TEATRO › PIEDRA SENTADA, PATA CORRIDA, DE IGNACIO BARTOLONE
La obra, que participó del Festival Novísima Dramaturgia Argentina, funciona como una “farsa civilizatoria” y reflexiona sobre el binarismo de género y otros conceptos de la teoría queer.
› Por Paula Sabatés
En Piedra sentada, pata corrida, Ignacio Bartolone coquetea con un tema del que el teatro viene hablando mucho, sobre todo en el último año, que es el de la identidad (o el gen argentino, latinoamericano) y lo hace a través de otro que muy pocas veces se escenificó: la antinomia civilización-barbarie en el marco de la Conquista del Desierto. El resultado es un trabajo inteligente y novedoso que también se da tiempo para hablar de otros subtemas muy actuales, como el binarismo de género y otros conceptos de la teoría queer. La obra participó del Festival Novísima Dramaturgia Argentina (Bartolone tiene 30 años) y actualmente se puede ver los viernes a las 23 en La Casona Iluminada, avenida Corrientes 1979.

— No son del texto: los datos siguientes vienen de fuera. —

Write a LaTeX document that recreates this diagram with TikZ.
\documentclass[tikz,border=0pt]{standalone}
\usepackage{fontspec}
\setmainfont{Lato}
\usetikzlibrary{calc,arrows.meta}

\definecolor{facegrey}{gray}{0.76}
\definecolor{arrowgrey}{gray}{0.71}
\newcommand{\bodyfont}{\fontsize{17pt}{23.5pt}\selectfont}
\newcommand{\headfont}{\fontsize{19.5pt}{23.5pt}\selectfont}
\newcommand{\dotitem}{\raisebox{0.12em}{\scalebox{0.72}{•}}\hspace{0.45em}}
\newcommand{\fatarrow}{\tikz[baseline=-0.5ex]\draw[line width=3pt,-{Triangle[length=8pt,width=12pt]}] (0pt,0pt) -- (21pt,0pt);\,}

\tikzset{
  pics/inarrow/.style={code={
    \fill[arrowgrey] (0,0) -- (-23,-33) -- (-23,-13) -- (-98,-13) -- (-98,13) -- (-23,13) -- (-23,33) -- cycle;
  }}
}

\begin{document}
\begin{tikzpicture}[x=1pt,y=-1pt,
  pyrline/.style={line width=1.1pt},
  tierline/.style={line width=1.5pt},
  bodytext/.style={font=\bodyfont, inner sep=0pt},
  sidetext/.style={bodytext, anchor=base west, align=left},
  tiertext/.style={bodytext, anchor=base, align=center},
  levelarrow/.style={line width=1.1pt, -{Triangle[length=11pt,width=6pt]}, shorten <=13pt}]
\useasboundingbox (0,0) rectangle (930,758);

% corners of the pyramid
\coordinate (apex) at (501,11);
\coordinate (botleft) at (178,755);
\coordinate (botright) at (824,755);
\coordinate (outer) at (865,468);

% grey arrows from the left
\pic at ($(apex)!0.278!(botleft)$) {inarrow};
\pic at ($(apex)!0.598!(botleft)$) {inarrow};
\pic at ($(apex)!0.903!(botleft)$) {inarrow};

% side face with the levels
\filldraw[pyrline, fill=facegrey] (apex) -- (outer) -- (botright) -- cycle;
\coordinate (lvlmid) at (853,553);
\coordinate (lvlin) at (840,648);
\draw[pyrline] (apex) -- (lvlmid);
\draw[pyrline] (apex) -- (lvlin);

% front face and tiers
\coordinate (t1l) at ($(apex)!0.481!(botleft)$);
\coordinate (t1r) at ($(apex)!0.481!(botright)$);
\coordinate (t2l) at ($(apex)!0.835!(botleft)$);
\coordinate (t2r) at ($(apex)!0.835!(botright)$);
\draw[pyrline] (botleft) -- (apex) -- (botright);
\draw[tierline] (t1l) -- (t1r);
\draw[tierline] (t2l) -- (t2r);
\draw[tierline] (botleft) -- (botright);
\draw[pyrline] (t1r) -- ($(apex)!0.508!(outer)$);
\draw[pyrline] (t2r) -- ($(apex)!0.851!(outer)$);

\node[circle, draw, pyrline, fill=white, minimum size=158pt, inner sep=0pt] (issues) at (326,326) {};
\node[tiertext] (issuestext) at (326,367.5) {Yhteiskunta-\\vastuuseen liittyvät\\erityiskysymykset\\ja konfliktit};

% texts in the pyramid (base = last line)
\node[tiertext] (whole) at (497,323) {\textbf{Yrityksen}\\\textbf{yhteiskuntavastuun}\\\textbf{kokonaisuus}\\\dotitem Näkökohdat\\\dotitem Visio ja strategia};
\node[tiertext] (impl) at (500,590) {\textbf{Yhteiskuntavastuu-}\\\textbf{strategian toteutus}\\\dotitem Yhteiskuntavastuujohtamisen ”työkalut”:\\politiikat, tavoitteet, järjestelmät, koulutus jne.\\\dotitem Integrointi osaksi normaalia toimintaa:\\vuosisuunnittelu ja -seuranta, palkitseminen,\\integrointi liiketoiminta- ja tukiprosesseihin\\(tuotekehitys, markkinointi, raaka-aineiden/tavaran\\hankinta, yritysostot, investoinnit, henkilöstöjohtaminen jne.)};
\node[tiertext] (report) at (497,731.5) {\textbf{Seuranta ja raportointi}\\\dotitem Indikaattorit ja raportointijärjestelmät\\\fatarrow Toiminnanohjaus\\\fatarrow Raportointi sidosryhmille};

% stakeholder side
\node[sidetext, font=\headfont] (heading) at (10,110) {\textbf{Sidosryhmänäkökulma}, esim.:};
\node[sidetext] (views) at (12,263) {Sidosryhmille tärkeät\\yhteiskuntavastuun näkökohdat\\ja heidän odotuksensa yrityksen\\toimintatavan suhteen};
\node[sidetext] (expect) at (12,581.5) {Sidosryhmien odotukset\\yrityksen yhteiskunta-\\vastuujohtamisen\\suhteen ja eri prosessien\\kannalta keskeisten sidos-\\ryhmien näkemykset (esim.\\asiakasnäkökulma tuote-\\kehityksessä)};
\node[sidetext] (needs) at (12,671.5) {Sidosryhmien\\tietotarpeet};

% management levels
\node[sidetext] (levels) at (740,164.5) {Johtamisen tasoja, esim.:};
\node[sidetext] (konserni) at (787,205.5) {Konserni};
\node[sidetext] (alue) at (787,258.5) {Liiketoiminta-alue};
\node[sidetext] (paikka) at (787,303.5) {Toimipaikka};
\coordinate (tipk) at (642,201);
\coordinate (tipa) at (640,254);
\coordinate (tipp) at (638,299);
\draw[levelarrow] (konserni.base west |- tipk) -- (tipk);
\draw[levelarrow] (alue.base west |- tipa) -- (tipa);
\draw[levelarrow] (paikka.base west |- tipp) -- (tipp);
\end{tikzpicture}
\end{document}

Un telón pintado recrea la pampa extensa. Allí se encuentran los Lechiguanga, una tribu errante (y ficticia) de fines de 1800 de la que sólo quedan cuatro integrantes y su perro. Este, que a su vez se desdobla en divinidad suprema (“el Gran Peludo”) y habla, es el primero en aparecer y quien introduce la historia y la comenta. Le siguen Duglas Canejo y Guai-Mayén, los dos hijos de la tribu, que a través de diferentes señales vaticinan un futuro nuevo. El primero sueña con el Gran Peludo, mientras que el segundo de repente comienza a hablar en un perfecto “castellano cristiano”, muy lejano al habla del clan. Hay una explicación: a escondidas de su madre, Lachigui Vieja, los jóvenes han caído en la práctica antropofágica. Pero ésta no es gratuita: en ellos, la ingesta de carne blanca tiene como consecuencia la apropiación de características típicas de los recién comidos.

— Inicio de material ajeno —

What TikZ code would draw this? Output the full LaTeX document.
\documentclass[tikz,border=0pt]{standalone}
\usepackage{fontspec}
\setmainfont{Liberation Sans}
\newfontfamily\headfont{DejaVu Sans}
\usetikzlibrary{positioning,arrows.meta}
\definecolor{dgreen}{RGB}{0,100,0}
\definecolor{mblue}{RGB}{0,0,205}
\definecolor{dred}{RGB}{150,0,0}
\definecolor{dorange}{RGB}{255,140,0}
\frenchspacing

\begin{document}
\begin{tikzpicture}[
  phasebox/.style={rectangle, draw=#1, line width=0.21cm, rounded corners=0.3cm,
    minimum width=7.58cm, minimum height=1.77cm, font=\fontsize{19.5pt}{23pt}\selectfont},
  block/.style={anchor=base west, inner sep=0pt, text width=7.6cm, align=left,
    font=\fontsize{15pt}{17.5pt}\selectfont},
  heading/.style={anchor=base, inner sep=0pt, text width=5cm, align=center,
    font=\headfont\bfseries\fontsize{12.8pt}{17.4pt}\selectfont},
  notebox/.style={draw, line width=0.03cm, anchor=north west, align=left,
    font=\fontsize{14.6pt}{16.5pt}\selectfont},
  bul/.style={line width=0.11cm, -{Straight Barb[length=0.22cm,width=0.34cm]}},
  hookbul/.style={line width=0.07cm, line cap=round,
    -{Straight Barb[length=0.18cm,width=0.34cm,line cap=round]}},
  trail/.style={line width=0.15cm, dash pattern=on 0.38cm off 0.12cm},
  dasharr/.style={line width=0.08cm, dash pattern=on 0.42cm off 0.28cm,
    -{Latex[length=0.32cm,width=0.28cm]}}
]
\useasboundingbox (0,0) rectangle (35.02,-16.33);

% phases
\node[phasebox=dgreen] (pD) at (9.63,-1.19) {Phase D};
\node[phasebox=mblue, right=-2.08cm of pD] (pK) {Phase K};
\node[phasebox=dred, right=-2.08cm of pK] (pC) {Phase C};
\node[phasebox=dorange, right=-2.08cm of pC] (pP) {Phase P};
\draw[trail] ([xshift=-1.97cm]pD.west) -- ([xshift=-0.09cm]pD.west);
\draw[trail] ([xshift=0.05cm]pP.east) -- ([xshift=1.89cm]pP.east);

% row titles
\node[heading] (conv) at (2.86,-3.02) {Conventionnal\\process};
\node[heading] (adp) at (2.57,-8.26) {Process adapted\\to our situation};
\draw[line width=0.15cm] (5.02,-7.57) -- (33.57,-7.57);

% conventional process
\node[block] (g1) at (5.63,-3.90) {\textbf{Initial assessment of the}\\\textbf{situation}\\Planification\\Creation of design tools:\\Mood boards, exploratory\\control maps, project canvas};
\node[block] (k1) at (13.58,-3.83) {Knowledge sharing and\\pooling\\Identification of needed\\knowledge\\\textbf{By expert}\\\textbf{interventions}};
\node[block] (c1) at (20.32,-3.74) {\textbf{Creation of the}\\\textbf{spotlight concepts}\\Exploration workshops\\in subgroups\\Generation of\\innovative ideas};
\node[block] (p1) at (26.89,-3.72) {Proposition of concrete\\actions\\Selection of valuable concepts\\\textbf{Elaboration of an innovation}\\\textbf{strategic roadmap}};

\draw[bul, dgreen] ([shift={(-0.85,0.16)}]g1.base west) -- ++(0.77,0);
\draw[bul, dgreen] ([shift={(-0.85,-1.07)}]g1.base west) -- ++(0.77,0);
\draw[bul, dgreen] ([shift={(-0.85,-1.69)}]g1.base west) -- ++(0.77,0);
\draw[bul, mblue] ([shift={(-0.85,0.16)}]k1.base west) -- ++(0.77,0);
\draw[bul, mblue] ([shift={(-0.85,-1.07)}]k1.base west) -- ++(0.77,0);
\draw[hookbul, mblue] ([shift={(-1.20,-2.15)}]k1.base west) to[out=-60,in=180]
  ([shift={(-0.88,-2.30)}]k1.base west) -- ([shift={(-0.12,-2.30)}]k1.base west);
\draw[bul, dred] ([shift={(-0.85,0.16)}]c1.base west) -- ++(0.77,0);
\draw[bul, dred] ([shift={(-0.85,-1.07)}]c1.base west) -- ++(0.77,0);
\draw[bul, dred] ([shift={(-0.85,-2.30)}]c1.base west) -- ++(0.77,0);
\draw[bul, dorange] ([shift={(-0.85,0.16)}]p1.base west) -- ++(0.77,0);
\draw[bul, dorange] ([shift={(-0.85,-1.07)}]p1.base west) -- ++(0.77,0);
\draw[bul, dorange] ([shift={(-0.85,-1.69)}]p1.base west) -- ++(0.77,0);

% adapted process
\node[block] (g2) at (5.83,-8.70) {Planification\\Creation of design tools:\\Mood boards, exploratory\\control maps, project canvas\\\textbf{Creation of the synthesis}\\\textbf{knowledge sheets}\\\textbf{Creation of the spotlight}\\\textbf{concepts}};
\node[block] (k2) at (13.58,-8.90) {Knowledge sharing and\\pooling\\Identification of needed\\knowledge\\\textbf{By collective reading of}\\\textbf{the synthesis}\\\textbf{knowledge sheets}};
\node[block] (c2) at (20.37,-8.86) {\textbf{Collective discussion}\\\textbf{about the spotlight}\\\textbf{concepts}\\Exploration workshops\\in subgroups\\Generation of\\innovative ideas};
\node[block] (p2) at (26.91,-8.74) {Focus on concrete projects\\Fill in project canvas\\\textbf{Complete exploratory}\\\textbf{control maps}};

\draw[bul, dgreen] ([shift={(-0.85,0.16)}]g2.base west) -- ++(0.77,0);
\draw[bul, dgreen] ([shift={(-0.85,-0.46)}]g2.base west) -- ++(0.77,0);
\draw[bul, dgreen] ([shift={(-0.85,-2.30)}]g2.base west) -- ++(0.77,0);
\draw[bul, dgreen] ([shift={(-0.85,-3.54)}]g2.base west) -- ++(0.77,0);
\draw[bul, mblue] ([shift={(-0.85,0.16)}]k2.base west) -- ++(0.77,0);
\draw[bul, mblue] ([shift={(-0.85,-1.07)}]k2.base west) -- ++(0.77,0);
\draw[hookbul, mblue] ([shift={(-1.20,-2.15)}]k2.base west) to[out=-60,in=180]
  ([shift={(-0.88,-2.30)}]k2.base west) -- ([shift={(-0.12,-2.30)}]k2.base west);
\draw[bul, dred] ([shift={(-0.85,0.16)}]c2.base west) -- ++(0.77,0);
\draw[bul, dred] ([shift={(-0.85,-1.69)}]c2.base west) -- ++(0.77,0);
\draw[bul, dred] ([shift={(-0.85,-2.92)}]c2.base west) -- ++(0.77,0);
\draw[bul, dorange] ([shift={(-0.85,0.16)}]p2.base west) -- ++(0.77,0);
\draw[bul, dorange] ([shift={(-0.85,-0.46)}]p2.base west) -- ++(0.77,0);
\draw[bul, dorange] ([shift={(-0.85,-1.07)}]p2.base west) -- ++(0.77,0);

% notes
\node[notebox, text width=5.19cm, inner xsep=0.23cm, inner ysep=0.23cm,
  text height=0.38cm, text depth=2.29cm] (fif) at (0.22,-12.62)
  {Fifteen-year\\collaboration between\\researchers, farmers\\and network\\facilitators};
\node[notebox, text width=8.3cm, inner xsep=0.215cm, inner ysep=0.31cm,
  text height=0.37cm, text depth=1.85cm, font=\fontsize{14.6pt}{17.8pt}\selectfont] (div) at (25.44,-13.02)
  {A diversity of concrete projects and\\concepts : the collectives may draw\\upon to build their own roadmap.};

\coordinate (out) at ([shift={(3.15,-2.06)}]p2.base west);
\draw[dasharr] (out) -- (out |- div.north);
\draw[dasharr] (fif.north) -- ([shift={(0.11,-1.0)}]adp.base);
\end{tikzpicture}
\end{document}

En esa metáfora (“Soy aquello que me como. Como gaucho, cago en verso. Como inglés, repito el anglo. Si me desayuno un poeta, mi bosta conmoverá”, cantará la tribu) radica lo más novedoso de la pieza, porque la idea deja ver que los Lechiguanga no habrían sido sólo evangelizados “a la fuerza”, sino que también habrían “elegido” comerse (volverse) blancos. Elegido en un sentido no consciente, claro está, pero a fin de cuentas sugiere el modo en que el indio vuelve al blanco parte de sí mismo. No quiere decir esto que Bartolone crea en las buenas intenciones de los conquistadores del desierto, para nada. De hecho, su construcción de los Lechiguanga reúne irónicamente todos los clichés con los que los españoles concibieron a los indígenas (la obra es una “farsa civilizatoria”). Pero la suya no es una mirada lineal sobre víctimas y victimarios, sino que admite matices y complejidades, y allí está lo diferente, lo rico.
El punto máximo de esa idea que recorre Piedra sentada... se da con la aparición, casi a mitad de la pieza, de Luciano Ceballos, un español medio andrógino que se encuentra en la “osada travesía” de recorrer la pampa. “Es una verdadera mierda la pampa, mi querido Santiago. Seca, estéril, achatada y sin un gramo de gracia capaz de conmoverme en mis diecinueve largos días de viaje. Pero dejando de lado la abulia que me ha producido mi soporífero recorrido, puedo afirmar, con felicidad verdadera, el haber llegado a tierra india”, escribe el recién llegado. Aunque su violenta intromisión (no por la fuerza sino por lo imperialista) pronto se dará vuelta y serán los Lechiguangas quienes lo tomen como cautivo. Bah, como cautiva, porque lo transformarán en “Ailín Chacón”, entrando en un juego de sexos que se completa con la lucha entre el cacique Olará Potro –el cuarto lechiguanga– y Lachigui Vieja, en su pelea por el mando.
Además del texto y la dirección, también las actuaciones son muy logradas en Piedra sentada, pata corrida. Juan Pablo Galimberti compone a un logrado perro semi clownesco, mientras que Eugenio Schcolnicov y Gustavo Detta hacen un gran trabajo corporal en la piel de los jóvenes lechiguangas. Por su parte, Jorge Eiro y Cristina Lamothe asumen los personajes más “robustos” y demuestran desde el cuerpo su posición en la tribu. Por último, Julián Cabrera sobresale como Ceballos con un perfecto acento español y una postura consecuente. Sus trabajos completan una propuesta global donde todo cierra, todo significa y todo es digno de destacar.